Shepton Mallet Prison Honours its atmospheric grounds to the MAG’s of Taunton
On Saturday 11th February, Shepton Mallet Prison unbolted its gates honouring our atmospheric surroundings as a final pitstop to 10 Taunton MAG Bikers, who had just taken part in a Memorial Ride in memory of the biking hero Fred Hill. Members of the Motorcycle Action Group (MAG) from across the country took part in this Memorial Ride annually to commemorate Fred Hill, an activist who died whilst in custody.
Whilst the Taunton branch of MAG’s visited the prison, many members across the country will also mark the anniversary of Fred Hill’s death outside the gates of Pentonville Prison, where he died in custody at the age of 74. This was not the first time the group visited the prison; in fact, they visited Shepton Mallet Prison on a memorial ride whilst the prison was still operational, over 10 years ago!
Arriving around 1pm, the hound of bellowing engines could be heard ricocheting against the boundary walls of the prison from the convoy of bikers that rode in through the gates, with some parking just inside the main entrance and others in front of the C Wing for all to see. The MAG’s took a few minutes to gather around their prestigious bikes as they donned their trademark berets, as worn by Fred Hill. Several visitors used the opportunity to admire the bikes as they passed, with plenty of photographs and videos to be taken!

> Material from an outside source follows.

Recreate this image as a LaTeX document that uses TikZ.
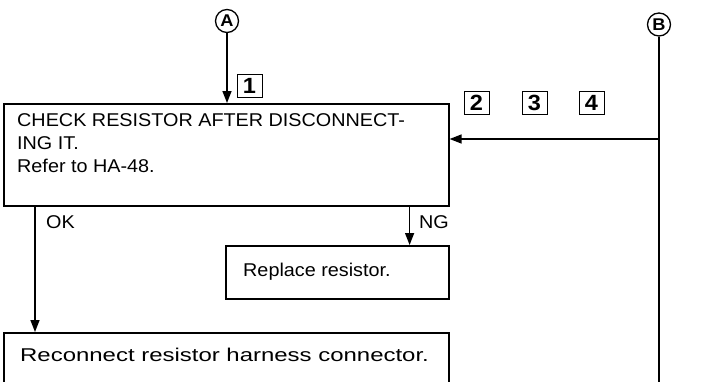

The Chairman of the MAG arrived shortly after, to give a commemorative speech to the group and onlookers about the memorial ride and Fred Hill’s activism. Below is an account of Fred Hill’s activism, as provided by Sarah Smith, member of the Taunton MAG and accredited from www.mag-uk.org;
Fred Hill died in custody in 1984 at the age of 74, halfway through a 60 day sentence imposed under the law which criminalises motorcyclists who fail to wear crash helmets when riding. During the 1970’s and 1980’s Fred Hill set an extraordinary example in defying the compulsory helmet law. Nowhere in the world has anyone made such exceptional sacrifices in the name of biker’s freedoms.
Incensed by the compulsory helmet law, Fred rode everywhere in an old beret, collecting hundreds of tickets which he stored in a large suitcase. Fred’s refusal to pay the fines for helmet-less riding constituted Contempt of Court for which he was given custodial sentences thirty one times.
Fred loathed prison life and once wrote a disturbing account of his experiences. “What is a man deprived of his name, his freedom of movement taken away, his every privacy invaded, every move spied upon, locked away in a filthy cell for 23 hours out of the 24 hours – and half of these miserable hours spent in darkness.”
Demonstrations of support by MAG members were frequently staged outside prisons in which Fred was held. Fred Hill was 74 years old when in 1984 he died from a heart attack, suffered whilst in custody in London’s Pentonville Prison. Despite the tremendous news angle of one man against the state, the national media incomprehensibly blanked the tragedy, the only exceptions were two columnists, Mathew Paris and Auberon Waugh.
Fred was imprisoned 31 times, his final sentence of 60 days, proving too much to take, half was completed. The prison governor had warned Fred that the harsh prison environment could be the death of him, to which Fred replied that, “it didn’t matter ‘where a man died but how”. An enquiry into Fred’s death resulted in a coroner’s report which concluded that Fred’s prison experience had not contributed toward his death!
Whether the helmet issue is important to you or not, we all owe it to ourselves, to sustain a ceaseless call for the reform of this outrageous legislation. Despite the claims of our critics, MAG has never been against helmet use, we simply feel that is wrong to criminalise those who chose what to wear when riding motorcycles.
If we ever concede that the Government has the right to dictate to us in this way then we concede that ultimately, they have the right to tell us what to ride or not to ride at all.
After the speech concluded (and after a few more group photos) the group made their way into the Café located inside the Visitor Centre to enjoy a hot drink or two! whilst chatting with visitors, before departing in a convoy of solidarity, shortly after 2pm.
From reflection, to united in remembrance, Shepton Mallet Prison welcomes prestigious memorial rides year after year and we’re truly grateful to have honoured our historical grounds to the MAG’s of Taunton.